On almost any platform on which you want to run a HTTP server - including bare metal - it usually doesn't matter if you keep state near the stack pointer or not. What matters is that you use it well, making it play well with CPU caches, etc. Or is there something specifically horrible about OxCaml's heap allocator?
In a conventional GCed language, you need to minimise heap allocations to avoid putting too much pressure on the garbage collector. The OxCaml extensions allows values to be passed 'locally' (that is, on the callstack) as an alternative to heap allocation. When the function returns, the values are automatically deallocated (and the type system guarantees safety).
This means that I can pass in a buffer, parse it, do my business logic, and then return, without ever allocating anything into the global heap. However, if I do need to allocate into it (for example, a complex structure), then it's still available.
It's kind of Rust in reverse: OxCaml has a GC by default, but you can write very high-performance code that effectively never uses a GC. There's also emerging support for data-race-free parallelisation as well.
The webserver I'm putting together also uses io_uring, which provides zero-copy buffers from kernel to userspace. The support for one-shot effect handlers in OCaml allows me to directly resume a blocked fiber straight from the io_uring loop, and then this httpz parser operates directly on that buffer. Shared memory all the way with almost no syscalls!
I think there are several advantages of stack allocation:
* freeing stack allocated memory is O(1) with a small constant factor: simply set the stack pointer to a new location. In a generational garbage collector, like OCaml, minor garbage collection is O(amount of retained memory) with a larger constant factor.
* judiciously stack allocating memory can improve data locality.
* unboxed data takes up less space, again improving locality.
Overall, I think this about improving constant factors---which makes a big difference in practice!

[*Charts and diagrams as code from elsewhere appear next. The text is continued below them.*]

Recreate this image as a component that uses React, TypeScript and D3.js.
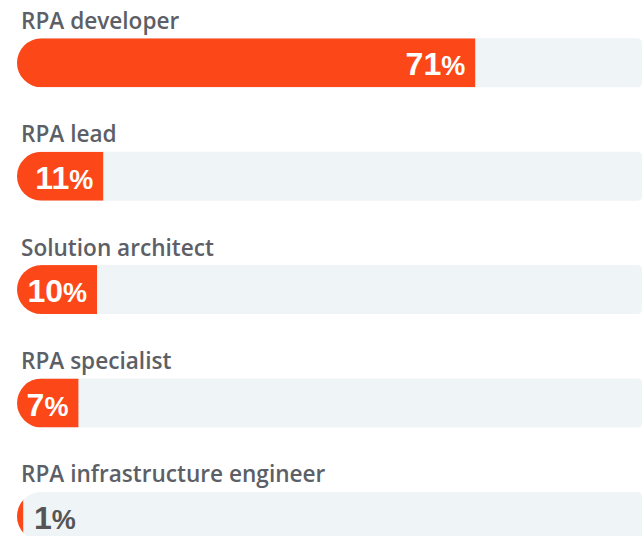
import React from "react";
import * as d3 from "d3";

const W = 643;
const H = 536;

const roles = [
  "RPA developer",
  "RPA lead",
  "Solution architect",
  "RPA specialist",
  "RPA infrastructure engineer",
];
const shares = [71, 11, 10, 7, 1];

const LEFT = 17;
const TRACK_RIGHT = 642;
const BAR_H = 49;
const CAP = 18; // room kept for the rounded end when the label sits inside
const INSIDE_MIN = 5; // below this the value is written after the bar

const ORANGE = "#fc4818";
const TRACK = "#eff4f7";
const LABEL = "#5c6066";

// rounded left end, slightly rounded right corners
const trackPath = (y: number) => {
  const r = BAR_H / 2;
  const r2 = 5;
  const x0 = LEFT;
  const x1 = TRACK_RIGHT;
  return `M${x0 + r},${y} H${x1 - r2} Q${x1},${y} ${x1},${y + r2} V${y + BAR_H - r2} Q${x1},${y + BAR_H} ${x1 - r2},${y + BAR_H} H${x0 + r} A${r},${r} 0 0 1 ${x0 + r},${y} Z`;
};

export default function App() {
  // each band = one row, bar sits at the top of its band
  const y = d3
    .scaleBand()
    .domain(roles)
    .range([38.3, 38.3 + roles.length * 113.4]);

  const x = d3.scaleLinear().domain([0, 100]).range([0, 620]);

  return (
    <svg
      width={W}
      height={H}
      style={{ position: "absolute", left: 0, top: 0, background: "#fff" }}
    >
      <defs>
        {roles.map((r, i) => (
          <clipPath id={`clip${i}`} key={r}>
            <path d={trackPath(y(r)!)} />
          </clipPath>
        ))}
      </defs>
      {roles.map((r, i) => {
        const top = y(r)!;
        const v = shares[i];
        const inside = v >= INSIDE_MIN;
        const w = inside ? CAP + x(v) : x(v);
        const end = LEFT + w;
        const base = top + BAR_H / 2 + 12.5;
        return (
          <g key={r}>
            <text
              x={21}
              y={top - 9.5}
              fill={LABEL}
              fontFamily="'Open Sans', sans-serif"
              fontWeight={600}
              fontSize={22.6}
            >
              {r}
            </text>
            <path d={trackPath(top)} fill={TRACK} />
            <rect
              x={LEFT}
              y={top}
              width={w}
              height={BAR_H}
              fill={ORANGE}
              clipPath={`url(#clip${i})`}
            />
            <text
              x={inside ? end - 10 : LEFT + 17}
              y={base}
              textAnchor={inside ? "end" : "start"}
              fill={inside ? "#ffffff" : "#555555"}
              fontFamily="'Liberation Sans', Arial, sans-serif"
              fontWeight={700}
              fontSize={32}
            >
              {v}
              <tspan fontSize={27}>%</tspan>
            </text>
          </g>
        );
      })}
    </svg>
  );
}
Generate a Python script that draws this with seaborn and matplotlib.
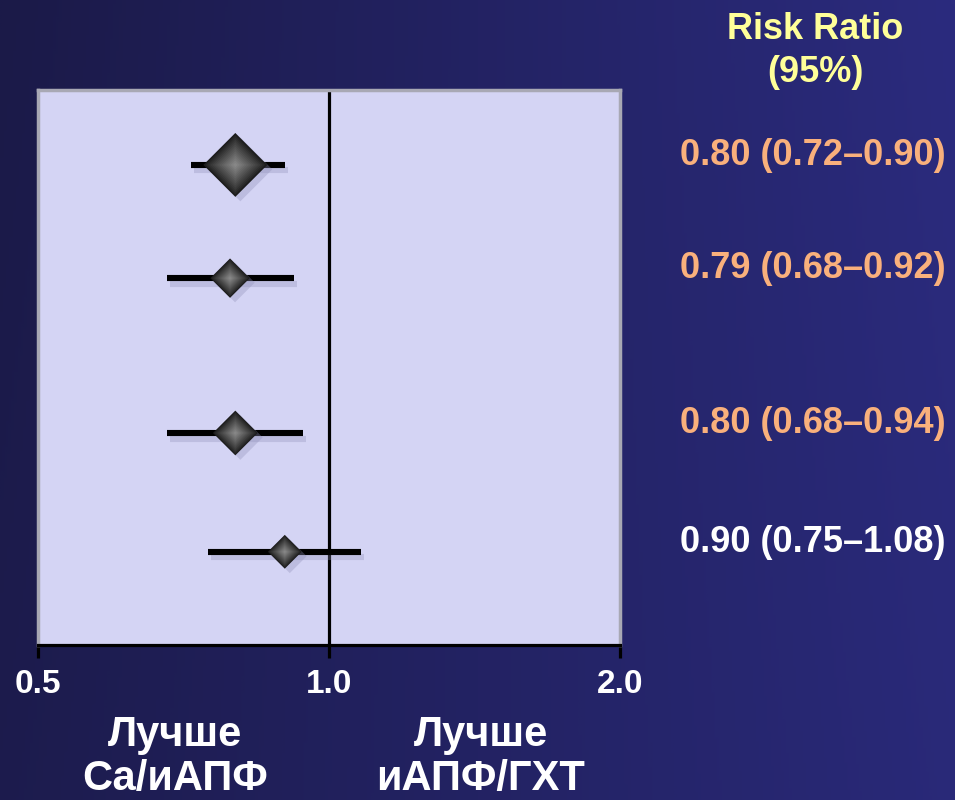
import numpy as np
import pandas as pd
import matplotlib.pyplot as plt
import matplotlib.patheffects as pe
from matplotlib.transforms import blended_transform_factory
from matplotlib.colors import LinearSegmentedColormap
import seaborn as sns

# --- datos del gráfico (Risk Ratio, IC 95%) ---
rr = [0.80, 0.79, 0.80, 0.90]
ci_low = [0.72, 0.68, 0.68, 0.75]
ci_high = [0.90, 0.92, 0.94, 1.08]
weight = [1.00, 0.38, 0.49, 0.28]
rr_labels = ['0.80 (0.72–0.90)', '0.79 (0.68–0.92)',
             '0.80 (0.68–0.94)', '0.90 (0.75–1.08)']
significant = [True, True, True, False]
x_ticks = [0.5, 1.0, 2.0]
x_ticklabels = ['0.5', '1.0', '2.0']
left_label = 'Лучше\nСа/иАПФ'
right_label = 'Лучше\nиАПФ/ГХТ'
header = 'Risk Ratio\n(95%)'

# posiciones verticales de las filas (layout)
row_pos = [1.35, 3.39, 6.18, 8.32]

df = pd.DataFrame({'rr': rr, 'lo': ci_low, 'hi': ci_high,
                   'w': weight, 'y': row_pos})

sns.set_style('white')
plt.rcParams['font.family'] = ['Liberation Sans', 'DejaVu Sans']
plt.rcParams['font.weight'] = 'bold'

fig = plt.figure(figsize=(9.55, 8), dpi=100)

# fondo degradado azul oscuro
bg = fig.add_axes([0, 0, 1, 1], zorder=-10)
gx, gy = np.meshgrid(np.linspace(0, 1, 300), np.linspace(0, 1, 300))
grad = 0.8 * gx + 0.2 * (1 - gy) * gx + 0.1 * gy
cmap_bg = LinearSegmentedColormap.from_list('bg', ['#1b1a48', '#2b2b7e'])
bg.imshow(grad, cmap=cmap_bg, aspect='auto', extent=[0, 1, 0, 1], origin='upper')
bg.axis('off')

ax = fig.add_axes([38 / 955, 1 - 645 / 800, 582 / 955, 555 / 800])
ax.set_facecolor('#d4d4f4')
ax.set_xscale('log')
ax.set_xlim(0.5, 2.0)
ax.set_ylim(10, 0)

ax.axvline(1.0, color='black', lw=2.3, zorder=2)

shadow = [pe.SimpleLineShadow(offset=(2, -4), shadow_color='#8a8ab4', alpha=0.3),
          pe.Normal()]
ax.hlines(df['y'], df['lo'], df['hi'], color='black', lw=4.4, zorder=3,
          path_effects=shadow)

# sombra de los diamantes
max_s = 1060
sns.scatterplot(x=np.array(rr) * 1.012, y=np.array(row_pos) + 0.08, size=weight,
                sizes=(max_s * 0.28, max_s), size_norm=(0.28, 1.0), marker='D',
                color='#9090b8', alpha=0.35, edgecolor='none', linewidth=0,
                legend=False, ax=ax, zorder=3)

# diamantes con sombreado radial (capas concéntricas)
n_layers = 14
for k in range(n_layers):
    f = 1.0 - k / n_layers
    g = 0.11 + 0.42 * (k / (n_layers - 1)) ** 0.9
    c = (g, g, g)
    sns.scatterplot(data=df, x='rr', y='y', size='w',
                    sizes=(max_s * 0.28 * f ** 2, max_s * f ** 2),
                    size_norm=(0.28, 1.0), marker='D', color=c,
                    edgecolor='none', linewidth=0, legend=False,
                    ax=ax, zorder=4 + k)

ax.set_xticks(x_ticks)
ax.set_xticklabels(x_ticklabels)
ax.xaxis.set_minor_locator(plt.NullLocator())
ax.set_yticks([])
ax.set_xlabel('')
ax.set_ylabel('')
ax.tick_params(axis='x', direction='out', length=9, width=2.3, color='black',
               labelcolor='white', labelsize=24, pad=8, bottom=True)
for lab in ax.get_xticklabels():
    lab.set_fontweight('bold')
for side in ['top', 'left', 'right']:
    ax.spines[side].set_color('#a8a8b4')
    ax.spines[side].set_linewidth(2.5)
ax.spines['bottom'].set_color('black')
ax.spines['bottom'].set_linewidth(2.3)

# etiquetas del lado derecho
trans = blended_transform_factory(fig.transFigure, ax.transData)
for y, txt, sig in zip(row_pos, rr_labels, significant):
    ax.text(680 / 955, y, txt, transform=trans,
            ha='left', va='baseline', fontsize=26, fontweight='bold',
            color='#f9b07c' if sig else 'white', clip_on=False)

fig.text(815 / 955, 1 - 51 / 800, header, ha='center', va='center',
         fontsize=26, fontweight='bold', color='#ffff99', linespacing=1.3)

fig.text(175 / 955, 1 - 757 / 800, left_label, ha='center', va='center',
         fontsize=30, fontweight='bold', color='white', linespacing=1.1)
fig.text(481 / 955, 1 - 757 / 800, right_label, ha='center', va='center',
         fontsize=30, fontweight='bold', color='white', linespacing=1.1)

fig.savefig('out.png', dpi=100)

Unboxed records are fine, but stack-allocated lists make me nervous. What happens when someone gives you 8 megs of headers, and you run out of stack?
This code seems to put a 32k limit on it, but it's a manual check and error return. What about code that forgets to manually add that limit, or sets it too high? How do you decide when to bump that limit, since 32k is an artificial constraint?
By default in oxcaml, "stack" / local allocations happen in a separate stack on the heap (which the runtime allocates for you). If you allocate enough to exceed that capacity, it will resize it dynamically for you.
So stack-local arena. Neat.